--- start SUPPLIED INFORMATION ---

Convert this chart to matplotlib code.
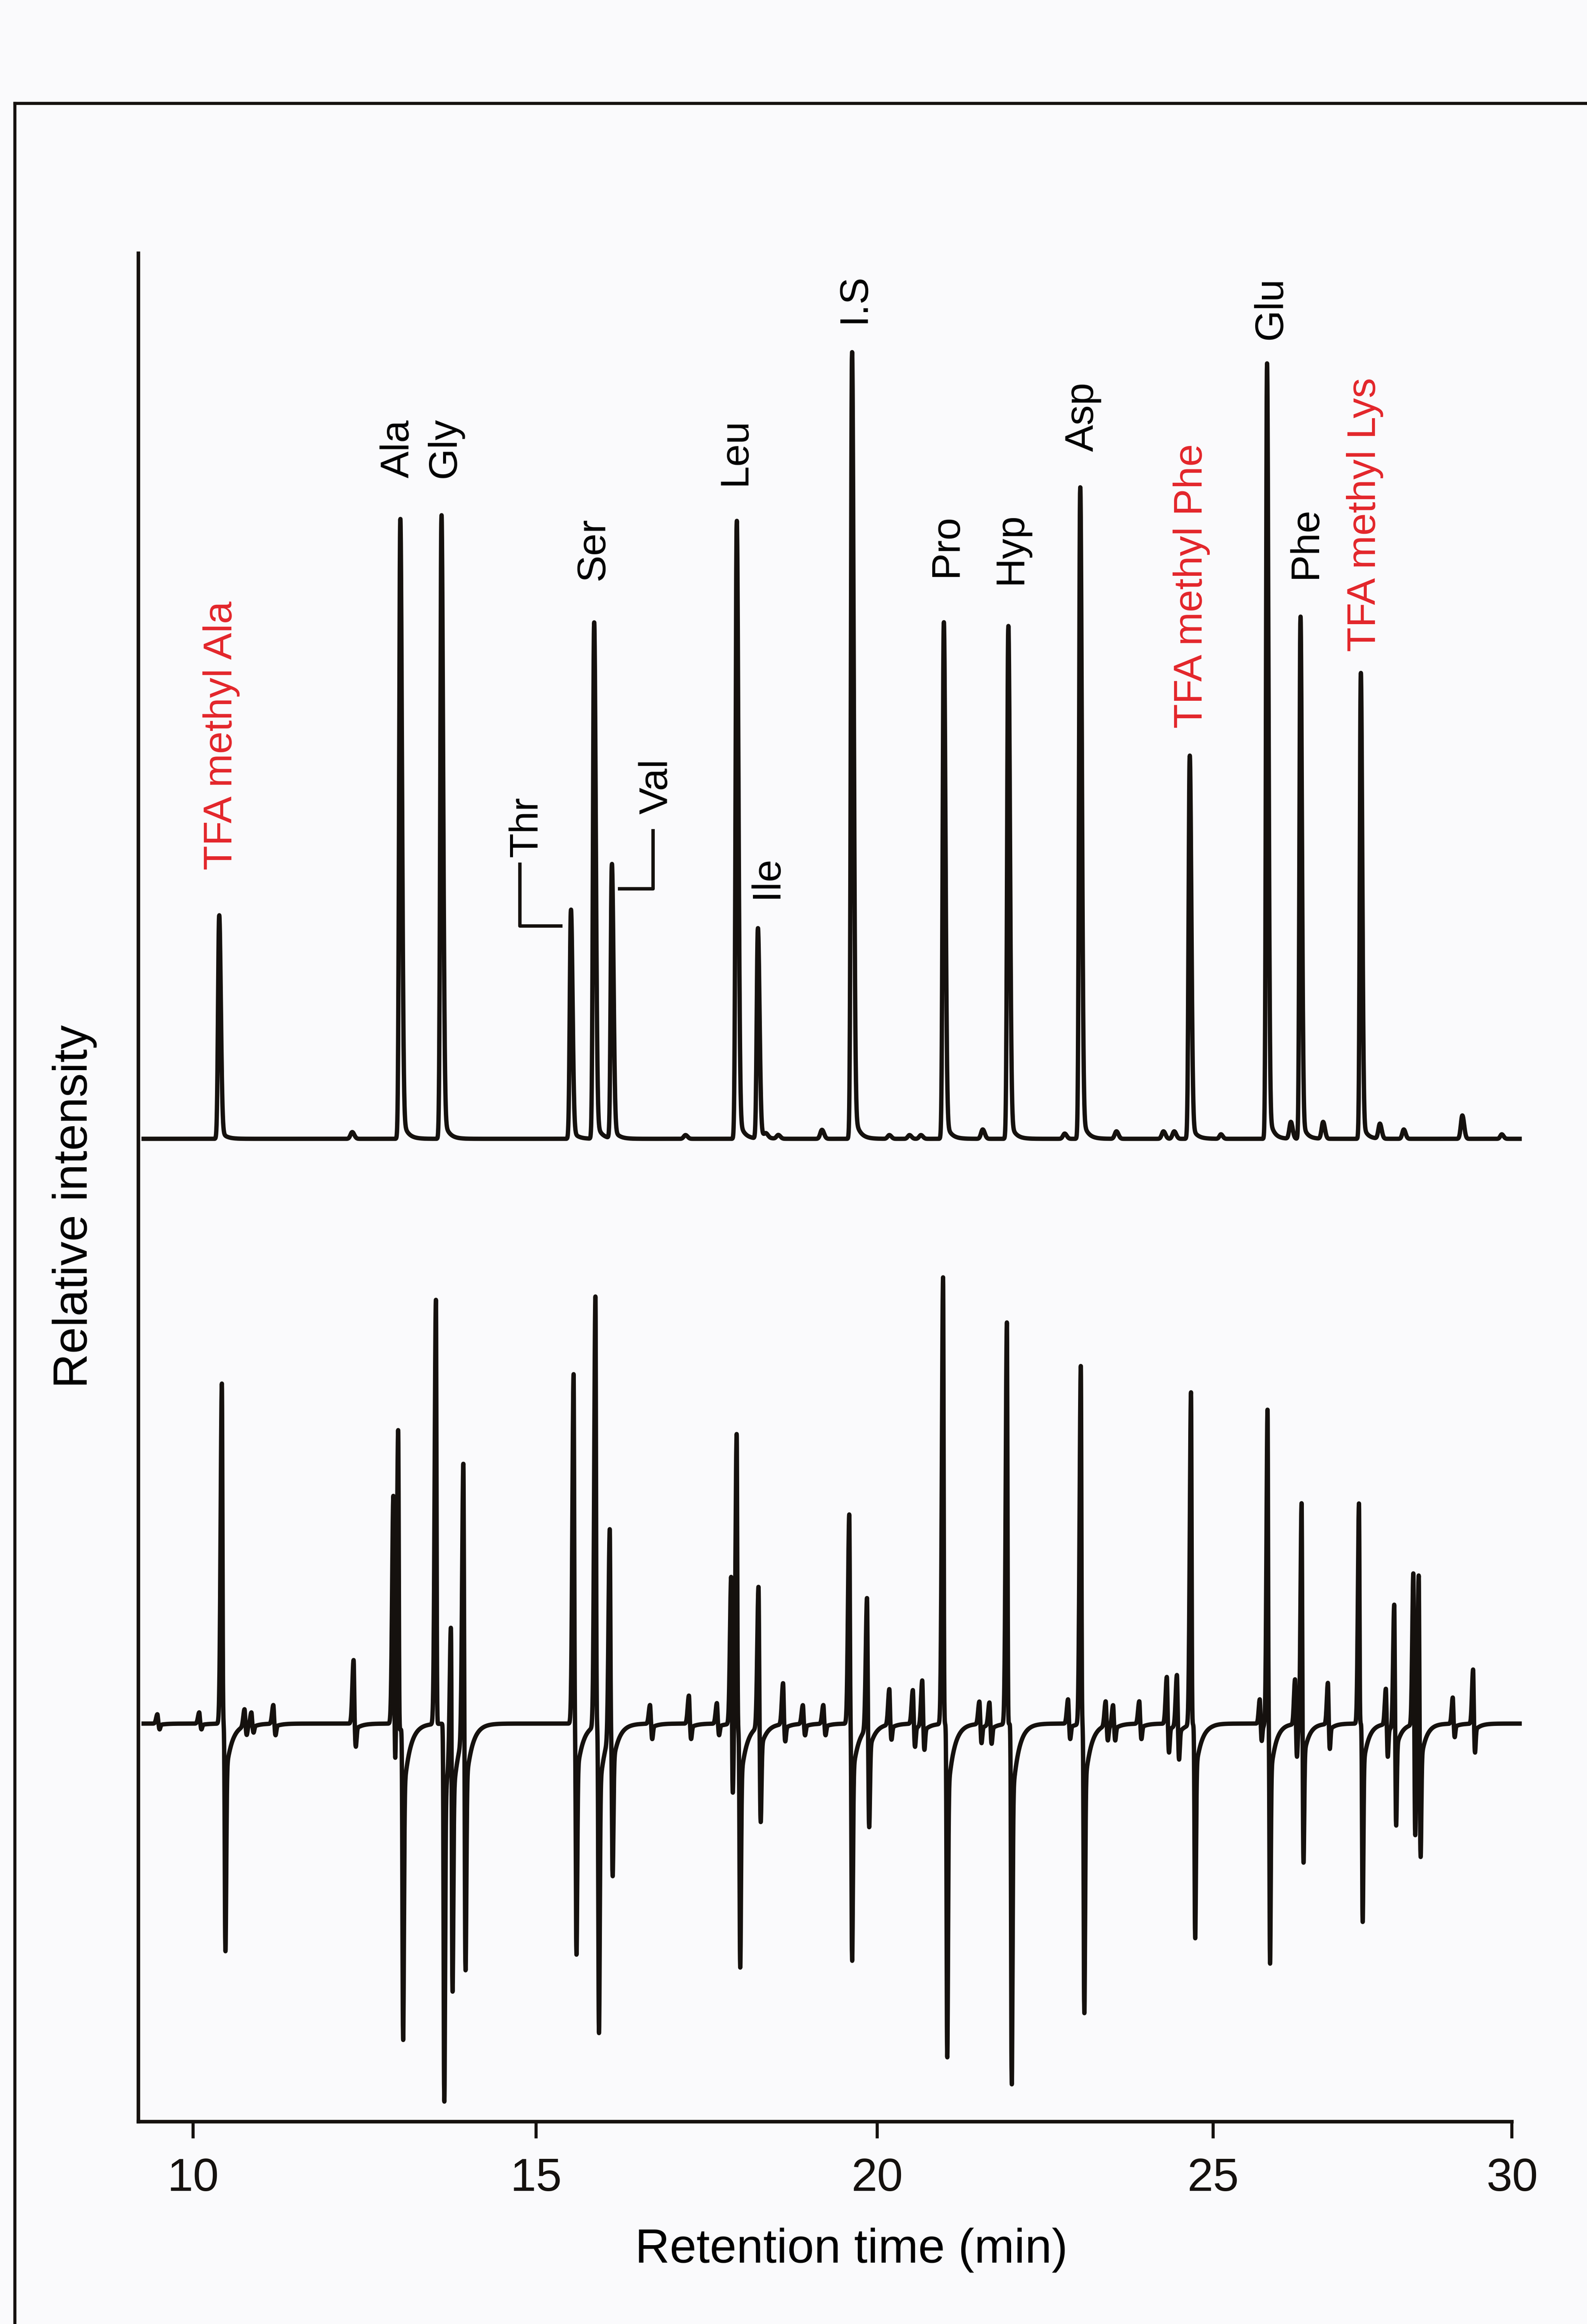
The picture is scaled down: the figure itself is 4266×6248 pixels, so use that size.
import numpy as np
import matplotlib
matplotlib.use("Agg")
import matplotlib.pyplot as plt
from matplotlib.lines import Line2D

plt.rcParams['font.family'] = ['Liberation Sans', 'DejaVu Sans']

# --- upper trace: labelled peaks (retention time in min, height above baseline) ---
peak_t = [10.38, 13.02, 13.62, 15.51, 15.85, 16.11, 17.94, 18.25, 19.63,
          20.99, 21.95, 23.02, 24.65, 25.90, 26.46, 27.47]
peak_h = [11.9, 33.0, 33.2, 12.2, 27.5, 14.6, 32.9, 11.2, 41.9,
          27.5, 27.3, 34.7, 20.4, 41.3, 27.8, 24.8]

# small unlabelled bumps on the upper trace
minor_t = [12.32, 17.19, 18.37, 18.55, 19.19, 20.18, 20.48, 20.65, 21.57, 22.79,
           23.56, 24.26, 24.42, 25.13, 26.30, 26.84, 27.79, 28.19, 29.17, 29.83]
minor_h = [0.36, 0.2, 0.2, 0.2, 0.48, 0.2, 0.2, 0.2, 0.5, 0.28,
           0.4, 0.4, 0.4, 0.24, 0.9, 0.9, 0.8, 0.5, 1.25, 0.24]

# peak labels
names = ['TFA methyl Ala', 'Ala', 'Gly', 'Thr', 'Ser', 'Val', 'Leu', 'Ile', 'I.S',
         'Pro', 'Hyp', 'Asp', 'TFA methyl Phe', 'Glu', 'Phe', 'TFA methyl Lys']
name_x = [10.41, 12.99, 13.67, 14.86, 15.84, 16.77, 17.92, 18.38, 19.66,
          21.03, 21.99, 23.06, 24.68, 25.97, 26.55, 27.54]
name_y = [67.0, 88.0, 88.0, 67.7, 82.5, 70.0, 87.6, 65.5, 96.3,
          82.7, 82.3, 89.4, 74.6, 95.4, 82.6, 78.7]

# --- lower trace: up swing / down swing of each feature ---
up_t = [9.48, 10.09, 10.42, 10.75, 10.85, 11.17, 12.34, 12.92, 12.99, 13.54, 13.76,
        13.94, 15.55, 15.87, 16.08, 16.67, 17.24, 17.65, 17.86, 17.94, 18.26, 18.62,
        18.91, 19.21, 19.59, 19.85, 20.18, 20.53, 20.67, 20.98, 21.52, 21.67, 21.93,
        22.84, 23.03, 23.40, 23.51, 23.90, 24.31, 24.46, 24.67, 25.78, 25.91, 26.37,
        26.48, 26.92, 27.44, 27.89, 28.03, 28.35, 28.44, 29.01, 29.35]
up_h = [0.5, 0.6, 18.2, 0.9, 0.7, 1.0, 3.4, 12.2, 16.2, 22.7, 7.1,
        14.7, 18.7, 23.0, 11.1, 1.0, 1.5, 1.1, 8.0, 16.0, 7.5, 2.2,
        1.0, 1.0, 11.2, 7.0, 1.9, 1.8, 2.4, 23.9, 1.2, 1.2, 21.5,
        1.3, 19.2, 1.3, 1.1, 1.2, 2.5, 2.7, 17.8, 1.3, 16.9, 2.4,
        12.0, 2.2, 11.8, 1.9, 6.5, 8.1, 8.7, 1.4, 2.9]
dn_t = [9.51, 10.12, 10.47, 10.78, 10.88, 11.20, 12.37, 12.95, 13.06, 13.66, 13.78,
        13.97, 15.59, 15.92, 16.12, 16.70, 17.27, 17.68, 17.88, 17.99, 18.29, 18.65,
        18.94, 19.24, 19.63, 19.88, 20.21, 20.56, 20.70, 21.04, 21.55, 21.70, 22.00,
        22.87, 23.08, 23.43, 23.54, 23.93, 24.34, 24.49, 24.73, 25.81, 25.95, 26.40,
        26.51, 26.95, 27.50, 27.92, 28.06, 28.38, 28.47, 29.04, 29.38]
dn_h = [0.3, 0.3, 11.8, 0.5, 0.4, 0.6, 1.2, 3.0, 16.2, 19.6, 12.8,
        12.3, 12.0, 16.0, 7.5, 0.8, 0.8, 0.6, 3.8, 12.4, 5.0, 0.9,
        0.6, 0.6, 12.3, 5.2, 0.8, 1.2, 1.3, 17.3, 1.0, 1.0, 18.7,
        0.8, 15.0, 0.8, 0.8, 0.8, 1.5, 1.8, 11.1, 0.9, 12.4, 1.7,
        7.1, 1.3, 10.3, 1.7, 5.2, 5.8, 6.4, 0.7, 1.5]

top_base = 52.6
low_base = 21.3

# the printed time axis is not evenly spaced (tick positions measured on the scan)
tick_t = np.array([10, 15, 20, 25, 30.])
tick_px = np.array([519, 1441, 2358, 3261, 4064.])


def _pw(v, a, b):
    v = np.asarray(v, float)
    lo = b[0] + (v - a[0]) * (b[1] - b[0]) / (a[1] - a[0])
    hi = b[-1] + (v - a[-1]) * (b[-1] - b[-2]) / (a[-1] - a[-2])
    return np.where(v < a[0], lo, np.where(v > a[-1], hi, np.interp(v, a, b)))


def fwd(v):
    return _pw(v, tick_t, tick_px)


def inv(v):
    return _pw(v, tick_px, tick_t)


def apeak(t, t0, h, sl, sr):
    s = np.where(t < t0, sl, sr)
    return h * np.exp(-0.5 * ((t - t0) / s) ** 2)


def tail(t, t0, h, tau):
    d = np.clip(t - t0, 0, None)
    return h * (1 - np.exp(-d / 0.01)) * np.exp(-d / tau)


t = np.arange(9.28, 30.13, 0.0015)

top = np.full_like(t, top_base)
for t0, h in zip(peak_t, peak_h):
    top += apeak(t, t0, h, 0.016, 0.024) + tail(t, t0, 0.05 * h, 0.07)
for t0, h in zip(minor_t, minor_h):
    top += apeak(t, t0, h, 0.025, 0.03)

low = np.full_like(t, low_base)
for a, ha, b, hb in zip(up_t, up_h, dn_t, dn_h):
    low += apeak(t, a, ha, 0.018, 0.008)
    low -= apeak(t, b, hb, 0.008, 0.012) + tail(t, b, 0.25 * hb, 0.09)

fig = plt.figure(figsize=(4266 / 300, 6249 / 300), dpi=300, facecolor='#fafafc')
ax = fig.add_axes([0.0872, 0.0871, 0.8655, 0.8038])
ax.set_facecolor('none')
ax.set_xscale('function', functions=(fwd, inv))

ink = '#15110e'
ax.plot(t, top, color=ink, lw=2.8, clip_on=False)
ax.plot(t, low, color=ink, lw=2.8, clip_on=False)

for n, x, y in zip(names, name_x, name_y):
    c = '#e3262b' if n.startswith('TFA') else 'black'
    ax.text(x, y, n, rotation=90, ha='center', va='bottom', fontsize=26, color=c)

# bracket leaders for Thr and Val
ax.plot([14.76, 14.76, 15.36], [67.3, 64.0, 64.0], color=ink, lw=2.2)
ax.plot([16.22, 16.71, 16.71], [66.0, 66.0, 69.1], color=ink, lw=2.2)

ax.set_xlim(9.203, 30)
ax.set_ylim(0, 100)
ax.set_xticks([10, 15, 20, 25, 30])
ax.set_xticklabels(['10', '15', '20', '25', '30'])
ax.minorticks_off()
ax.set_yticks([])
for s in ['top', 'right']:
    ax.spines[s].set_visible(False)
for s in ['left', 'bottom']:
    ax.spines[s].set_linewidth(2.3)
    ax.spines[s].set_color(ink)
ax.tick_params(axis='x', direction='out', length=10.8, width=2.0, pad=12,
               labelsize=30, colors=ink)

ax.set_xlabel('Retention time (min)', fontsize=31)
ax.xaxis.set_label_coords(0.519, -0.0565)
ax.set_ylabel('Relative intensity', fontsize=31)
ax.yaxis.set_label_coords(-0.030, 0.49)

# outer frame of the scanned page
fig.add_artist(Line2D([0.0094, 1.0], [0.9553, 0.9553], color=ink, lw=2.0))
fig.add_artist(Line2D([0.0094, 0.0094], [0.0, 0.9553], color=ink, lw=2.0))

fig.savefig('out.png', dpi=300, facecolor=fig.get_facecolor())
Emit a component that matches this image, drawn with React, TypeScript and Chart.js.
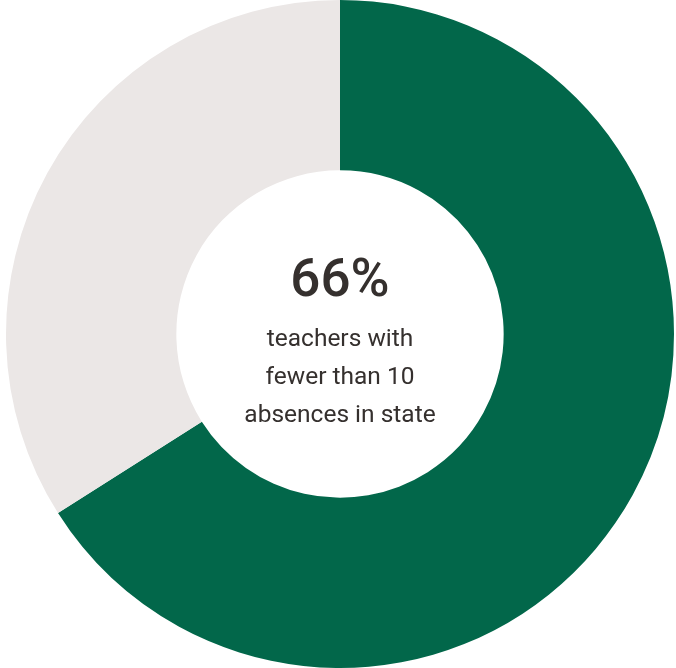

--- end SUPPLIED INFORMATION ---

TASK REQUIREMENTS :: Write out the lines from the start of the material to the line with "0.4, 0.4, 0.4, 0.24, 0.9, 0.9, 0.8, 0.5, 1.25, 0.24]", inclusive and exactly. Skip the pictures.

TASK RESULT ::
Convert this chart to matplotlib code.
The picture is scaled down: the figure itself is 4266×6248 pixels, so use that size.
import numpy as np
import matplotlib
matplotlib.use("Agg")
import matplotlib.pyplot as plt
from matplotlib.lines import Line2D

plt.rcParams['font.family'] = ['Liberation Sans', 'DejaVu Sans']

# --- upper trace: labelled peaks (retention time in min, height above baseline) ---
peak_t = [10.38, 13.02, 13.62, 15.51, 15.85, 16.11, 17.94, 18.25, 19.63,
          20.99, 21.95, 23.02, 24.65, 25.90, 26.46, 27.47]
peak_h = [11.9, 33.0, 33.2, 12.2, 27.5, 14.6, 32.9, 11.2, 41.9,
          27.5, 27.3, 34.7, 20.4, 41.3, 27.8, 24.8]

# small unlabelled bumps on the upper trace
minor_t = [12.32, 17.19, 18.37, 18.55, 19.19, 20.18, 20.48, 20.65, 21.57, 22.79,
           23.56, 24.26, 24.42, 25.13, 26.30, 26.84, 27.79, 28.19, 29.17, 29.83]
minor_h = [0.36, 0.2, 0.2, 0.2, 0.48, 0.2, 0.2, 0.2, 0.5, 0.28,
           0.4, 0.4, 0.4, 0.24, 0.9, 0.9, 0.8, 0.5, 1.25, 0.24]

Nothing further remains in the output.